> **OBJECTIVE**:
Transcribe the records exactly. Pictures do not belong in the transcription.

[Extracted records]
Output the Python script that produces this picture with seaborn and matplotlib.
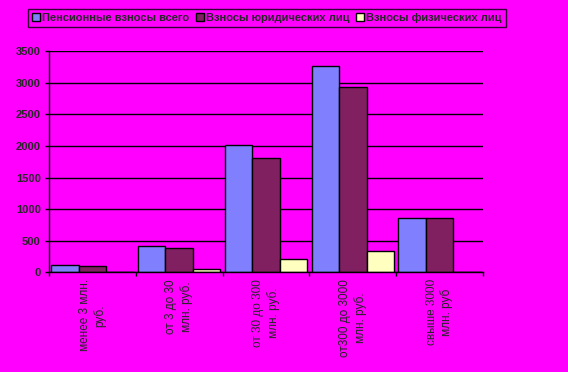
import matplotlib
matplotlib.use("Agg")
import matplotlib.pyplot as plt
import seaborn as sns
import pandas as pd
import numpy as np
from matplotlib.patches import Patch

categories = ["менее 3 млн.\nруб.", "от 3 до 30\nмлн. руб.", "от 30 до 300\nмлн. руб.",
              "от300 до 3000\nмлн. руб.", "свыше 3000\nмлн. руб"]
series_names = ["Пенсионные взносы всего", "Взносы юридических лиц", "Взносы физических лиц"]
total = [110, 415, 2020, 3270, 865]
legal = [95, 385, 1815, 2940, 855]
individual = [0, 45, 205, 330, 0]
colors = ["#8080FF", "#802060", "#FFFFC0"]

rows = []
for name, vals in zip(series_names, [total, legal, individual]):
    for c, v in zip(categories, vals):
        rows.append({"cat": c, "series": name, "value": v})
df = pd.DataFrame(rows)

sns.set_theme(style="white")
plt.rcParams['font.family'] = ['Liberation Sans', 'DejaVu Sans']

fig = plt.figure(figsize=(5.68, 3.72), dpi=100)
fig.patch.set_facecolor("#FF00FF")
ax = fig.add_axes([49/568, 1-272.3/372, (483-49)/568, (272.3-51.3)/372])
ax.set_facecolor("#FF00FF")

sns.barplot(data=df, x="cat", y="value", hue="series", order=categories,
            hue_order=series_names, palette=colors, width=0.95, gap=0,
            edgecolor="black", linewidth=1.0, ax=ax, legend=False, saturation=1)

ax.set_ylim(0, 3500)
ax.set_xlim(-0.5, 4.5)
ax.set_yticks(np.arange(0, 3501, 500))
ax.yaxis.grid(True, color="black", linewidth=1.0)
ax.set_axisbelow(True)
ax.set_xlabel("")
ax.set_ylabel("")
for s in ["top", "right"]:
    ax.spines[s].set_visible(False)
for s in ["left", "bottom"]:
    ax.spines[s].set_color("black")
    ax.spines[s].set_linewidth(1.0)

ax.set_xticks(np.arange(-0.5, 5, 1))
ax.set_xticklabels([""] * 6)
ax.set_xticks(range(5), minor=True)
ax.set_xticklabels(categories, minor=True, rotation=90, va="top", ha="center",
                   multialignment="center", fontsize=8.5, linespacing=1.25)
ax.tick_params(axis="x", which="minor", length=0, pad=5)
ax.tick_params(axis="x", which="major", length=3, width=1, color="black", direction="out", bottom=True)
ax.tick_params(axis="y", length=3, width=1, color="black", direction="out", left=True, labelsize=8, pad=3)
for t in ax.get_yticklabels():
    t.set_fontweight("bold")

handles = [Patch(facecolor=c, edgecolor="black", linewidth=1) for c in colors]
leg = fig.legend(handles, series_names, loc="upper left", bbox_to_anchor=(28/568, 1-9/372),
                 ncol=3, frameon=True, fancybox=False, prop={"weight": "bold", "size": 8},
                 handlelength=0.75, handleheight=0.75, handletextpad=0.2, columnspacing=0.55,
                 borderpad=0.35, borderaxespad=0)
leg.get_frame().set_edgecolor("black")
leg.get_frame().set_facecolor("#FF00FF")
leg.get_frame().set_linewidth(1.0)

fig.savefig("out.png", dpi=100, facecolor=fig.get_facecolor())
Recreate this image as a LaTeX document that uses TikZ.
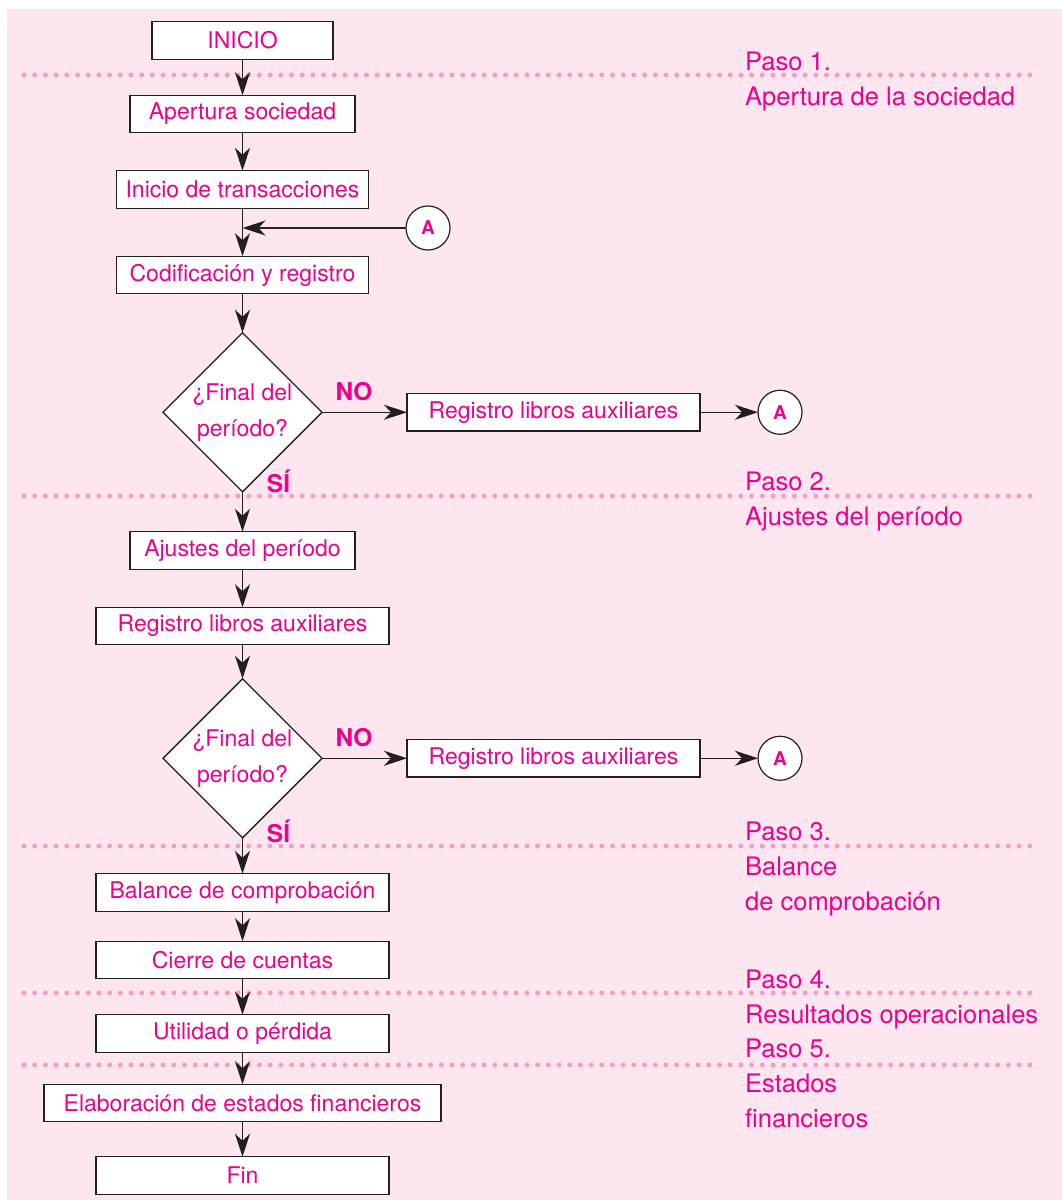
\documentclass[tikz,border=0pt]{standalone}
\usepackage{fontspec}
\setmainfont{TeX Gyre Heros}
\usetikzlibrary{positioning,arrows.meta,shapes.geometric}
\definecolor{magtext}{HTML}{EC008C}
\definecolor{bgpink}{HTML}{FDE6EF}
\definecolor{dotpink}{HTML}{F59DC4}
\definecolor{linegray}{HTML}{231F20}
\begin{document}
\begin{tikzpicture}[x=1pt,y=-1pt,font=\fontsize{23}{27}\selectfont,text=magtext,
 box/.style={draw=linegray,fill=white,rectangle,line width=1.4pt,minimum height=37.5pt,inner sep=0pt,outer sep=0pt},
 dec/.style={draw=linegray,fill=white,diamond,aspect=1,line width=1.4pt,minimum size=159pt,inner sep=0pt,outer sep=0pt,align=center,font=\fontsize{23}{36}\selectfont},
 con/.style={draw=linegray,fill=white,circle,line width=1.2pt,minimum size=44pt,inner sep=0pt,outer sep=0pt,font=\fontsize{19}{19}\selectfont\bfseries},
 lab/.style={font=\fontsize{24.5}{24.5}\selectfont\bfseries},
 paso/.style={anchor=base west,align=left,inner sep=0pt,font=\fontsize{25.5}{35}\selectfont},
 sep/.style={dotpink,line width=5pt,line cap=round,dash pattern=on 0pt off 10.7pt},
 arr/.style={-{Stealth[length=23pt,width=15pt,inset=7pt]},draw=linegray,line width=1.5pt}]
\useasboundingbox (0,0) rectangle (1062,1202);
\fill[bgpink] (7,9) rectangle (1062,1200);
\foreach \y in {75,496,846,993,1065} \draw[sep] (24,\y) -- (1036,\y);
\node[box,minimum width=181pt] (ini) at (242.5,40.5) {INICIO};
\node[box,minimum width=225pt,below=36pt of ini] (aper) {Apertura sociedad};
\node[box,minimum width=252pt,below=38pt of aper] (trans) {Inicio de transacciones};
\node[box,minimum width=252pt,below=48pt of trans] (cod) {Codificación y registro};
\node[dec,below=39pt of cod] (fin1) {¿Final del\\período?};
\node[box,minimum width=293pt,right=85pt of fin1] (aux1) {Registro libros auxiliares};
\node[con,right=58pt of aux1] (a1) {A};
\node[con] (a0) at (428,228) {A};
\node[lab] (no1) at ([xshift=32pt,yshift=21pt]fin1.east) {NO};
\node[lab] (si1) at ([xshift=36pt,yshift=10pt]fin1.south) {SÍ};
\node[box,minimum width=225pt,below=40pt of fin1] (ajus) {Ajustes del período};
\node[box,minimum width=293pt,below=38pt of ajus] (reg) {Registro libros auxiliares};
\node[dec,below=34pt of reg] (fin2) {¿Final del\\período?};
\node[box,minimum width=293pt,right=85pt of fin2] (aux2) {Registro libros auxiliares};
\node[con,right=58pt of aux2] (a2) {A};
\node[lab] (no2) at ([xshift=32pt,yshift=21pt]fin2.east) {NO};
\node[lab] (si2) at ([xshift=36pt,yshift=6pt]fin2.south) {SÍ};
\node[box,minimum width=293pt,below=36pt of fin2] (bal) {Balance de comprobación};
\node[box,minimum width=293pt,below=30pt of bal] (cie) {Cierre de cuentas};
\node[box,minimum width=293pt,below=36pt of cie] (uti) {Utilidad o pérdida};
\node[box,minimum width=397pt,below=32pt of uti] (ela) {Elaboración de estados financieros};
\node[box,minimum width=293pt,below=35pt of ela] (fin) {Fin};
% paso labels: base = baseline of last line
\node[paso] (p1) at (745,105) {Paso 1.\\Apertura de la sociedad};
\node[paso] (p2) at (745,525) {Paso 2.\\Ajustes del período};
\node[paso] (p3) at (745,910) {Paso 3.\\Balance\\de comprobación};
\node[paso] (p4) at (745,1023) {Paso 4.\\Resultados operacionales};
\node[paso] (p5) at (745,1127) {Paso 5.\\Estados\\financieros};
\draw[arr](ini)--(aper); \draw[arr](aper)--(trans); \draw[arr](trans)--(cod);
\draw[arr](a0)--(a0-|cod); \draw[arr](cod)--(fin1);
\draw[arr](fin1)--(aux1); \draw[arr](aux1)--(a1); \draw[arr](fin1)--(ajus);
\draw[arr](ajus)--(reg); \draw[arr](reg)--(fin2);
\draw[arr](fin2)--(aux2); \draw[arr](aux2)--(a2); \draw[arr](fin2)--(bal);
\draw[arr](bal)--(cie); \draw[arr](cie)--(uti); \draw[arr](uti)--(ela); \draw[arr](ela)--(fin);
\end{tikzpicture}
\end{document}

> **EXERCISE ANSWER**:
Output the Python script that produces this picture with seaborn and matplotlib.
import matplotlib
matplotlib.use("Agg")
import matplotlib.pyplot as plt
import seaborn as sns
import pandas as pd
import numpy as np
from matplotlib.patches import Patch

categories = ["менее 3 млн.\nруб.", "от 3 до 30\nмлн. руб.", "от 30 до 300\nмлн. руб.",
              "от300 до 3000\nмлн. руб.", "свыше 3000\nмлн. руб"]
series_names = ["Пенсионные взносы всего", "Взносы юридических лиц", "Взносы физических лиц"]
total = [110, 415, 2020, 3270, 865]
legal = [95, 385, 1815, 2940, 855]
individual = [0, 45, 205, 330, 0]
colors = ["#8080FF", "#802060", "#FFFFC0"]

rows = []
for name, vals in zip(series_names, [total, legal, individual]):
    for c, v in zip(categories, vals):
        rows.append({"cat": c, "series": name, "value": v})
df = pd.DataFrame(rows)

sns.set_theme(style="white")
plt.rcParams['font.family'] = ['Liberation Sans', 'DejaVu Sans']

fig = plt.figure(figsize=(5.68, 3.72), dpi=100)
fig.patch.set_facecolor("#FF00FF")
ax = fig.add_axes([49/568, 1-272.3/372, (483-49)/568, (272.3-51.3)/372])
ax.set_facecolor("#FF00FF")

sns.barplot(data=df, x="cat", y="value", hue="series", order=categories,
            hue_order=series_names, palette=colors, width=0.95, gap=0,
            edgecolor="black", linewidth=1.0, ax=ax, legend=False, saturation=1)

ax.set_ylim(0, 3500)
ax.set_xlim(-0.5, 4.5)
ax.set_yticks(np.arange(0, 3501, 500))
ax.yaxis.grid(True, color="black", linewidth=1.0)
ax.set_axisbelow(True)
ax.set_xlabel("")
ax.set_ylabel("")
for s in ["top", "right"]:
    ax.spines[s].set_visible(False)
for s in ["left", "bottom"]:
    ax.spines[s].set_color("black")
    ax.spines[s].set_linewidth(1.0)

ax.set_xticks(np.arange(-0.5, 5, 1))
ax.set_xticklabels([""] * 6)
ax.set_xticks(range(5), minor=True)
ax.set_xticklabels(categories, minor=True, rotation=90, va="top", ha="center",
                   multialignment="center", fontsize=8.5, linespacing=1.25)
ax.tick_params(axis="x", which="minor", length=0, pad=5)
ax.tick_params(axis="x", which="major", length=3, width=1, color="black", direction="out", bottom=True)
ax.tick_params(axis="y", length=3, width=1, color="black", direction="out", left=True, labelsize=8, pad=3)
for t in ax.get_yticklabels():
    t.set_fontweight("bold")

handles = [Patch(facecolor=c, edgecolor="black", linewidth=1) for c in colors]
leg = fig.legend(handles, series_names, loc="upper left", bbox_to_anchor=(28/568, 1-9/372),
                 ncol=3, frameon=True, fancybox=False, prop={"weight": "bold", "size": 8},
                 handlelength=0.75, handleheight=0.75, handletextpad=0.2, columnspacing=0.55,
                 borderpad=0.35, borderaxespad=0)
leg.get_frame().set_edgecolor("black")
leg.get_frame().set_facecolor("#FF00FF")
leg.get_frame().set_linewidth(1.0)

fig.savefig("out.png", dpi=100, facecolor=fig.get_facecolor())
Recreate this image as a LaTeX document that uses TikZ.
\documentclass[tikz,border=0pt]{standalone}
\usepackage{fontspec}
\setmainfont{TeX Gyre Heros}
\usetikzlibrary{positioning,arrows.meta,shapes.geometric}
\definecolor{magtext}{HTML}{EC008C}
\definecolor{bgpink}{HTML}{FDE6EF}
\definecolor{dotpink}{HTML}{F59DC4}
\definecolor{linegray}{HTML}{231F20}
\begin{document}
\begin{tikzpicture}[x=1pt,y=-1pt,font=\fontsize{23}{27}\selectfont,text=magtext,
 box/.style={draw=linegray,fill=white,rectangle,line width=1.4pt,minimum height=37.5pt,inner sep=0pt,outer sep=0pt},
 dec/.style={draw=linegray,fill=white,diamond,aspect=1,line width=1.4pt,minimum size=159pt,inner sep=0pt,outer sep=0pt,align=center,font=\fontsize{23}{36}\selectfont},
 con/.style={draw=linegray,fill=white,circle,line width=1.2pt,minimum size=44pt,inner sep=0pt,outer sep=0pt,font=\fontsize{19}{19}\selectfont\bfseries},
 lab/.style={font=\fontsize{24.5}{24.5}\selectfont\bfseries},
 paso/.style={anchor=base west,align=left,inner sep=0pt,font=\fontsize{25.5}{35}\selectfont},
 sep/.style={dotpink,line width=5pt,line cap=round,dash pattern=on 0pt off 10.7pt},
 arr/.style={-{Stealth[length=23pt,width=15pt,inset=7pt]},draw=linegray,line width=1.5pt}]
\useasboundingbox (0,0) rectangle (1062,1202);
\fill[bgpink] (7,9) rectangle (1062,1200);
\foreach \y in {75,496,846,993,1065} \draw[sep] (24,\y) -- (1036,\y);
\node[box,minimum width=181pt] (ini) at (242.5,40.5) {INICIO};
\node[box,minimum width=225pt,below=36pt of ini] (aper) {Apertura sociedad};
\node[box,minimum width=252pt,below=38pt of aper] (trans) {Inicio de transacciones};
\node[box,minimum width=252pt,below=48pt of trans] (cod) {Codificación y registro};
\node[dec,below=39pt of cod] (fin1) {¿Final del\\período?};
\node[box,minimum width=293pt,right=85pt of fin1] (aux1) {Registro libros auxiliares};
\node[con,right=58pt of aux1] (a1) {A};
\node[con] (a0) at (428,228) {A};
\node[lab] (no1) at ([xshift=32pt,yshift=21pt]fin1.east) {NO};
\node[lab] (si1) at ([xshift=36pt,yshift=10pt]fin1.south) {SÍ};
\node[box,minimum width=225pt,below=40pt of fin1] (ajus) {Ajustes del período};
\node[box,minimum width=293pt,below=38pt of ajus] (reg) {Registro libros auxiliares};
\node[dec,below=34pt of reg] (fin2) {¿Final del\\período?};
\node[box,minimum width=293pt,right=85pt of fin2] (aux2) {Registro libros auxiliares};
\node[con,right=58pt of aux2] (a2) {A};
\node[lab] (no2) at ([xshift=32pt,yshift=21pt]fin2.east) {NO};
\node[lab] (si2) at ([xshift=36pt,yshift=6pt]fin2.south) {SÍ};
\node[box,minimum width=293pt,below=36pt of fin2] (bal) {Balance de comprobación};
\node[box,minimum width=293pt,below=30pt of bal] (cie) {Cierre de cuentas};
\node[box,minimum width=293pt,below=36pt of cie] (uti) {Utilidad o pérdida};
\node[box,minimum width=397pt,below=32pt of uti] (ela) {Elaboración de estados financieros};
\node[box,minimum width=293pt,below=35pt of ela] (fin) {Fin};
% paso labels: base = baseline of last line
\node[paso] (p1) at (745,105) {Paso 1.\\Apertura de la sociedad};
\node[paso] (p2) at (745,525) {Paso 2.\\Ajustes del período};
\node[paso] (p3) at (745,910) {Paso 3.\\Balance\\de comprobación};
\node[paso] (p4) at (745,1023) {Paso 4.\\Resultados operacionales};
\node[paso] (p5) at (745,1127) {Paso 5.\\Estados\\financieros};
\draw[arr](ini)--(aper); \draw[arr](aper)--(trans); \draw[arr](trans)--(cod);
\draw[arr](a0)--(a0-|cod); \draw[arr](cod)--(fin1);
\draw[arr](fin1)--(aux1); \draw[arr](aux1)--(a1); \draw[arr](fin1)--(ajus);
\draw[arr](ajus)--(reg); \draw[arr](reg)--(fin2);
\draw[arr](fin2)--(aux2); \draw[arr](aux2)--(a2); \draw[arr](fin2)--(bal);
\draw[arr](bal)--(cie); \draw[arr](cie)--(uti); \draw[arr](uti)--(ela); \draw[arr](ela)--(fin);
\end{tikzpicture}
\end{document}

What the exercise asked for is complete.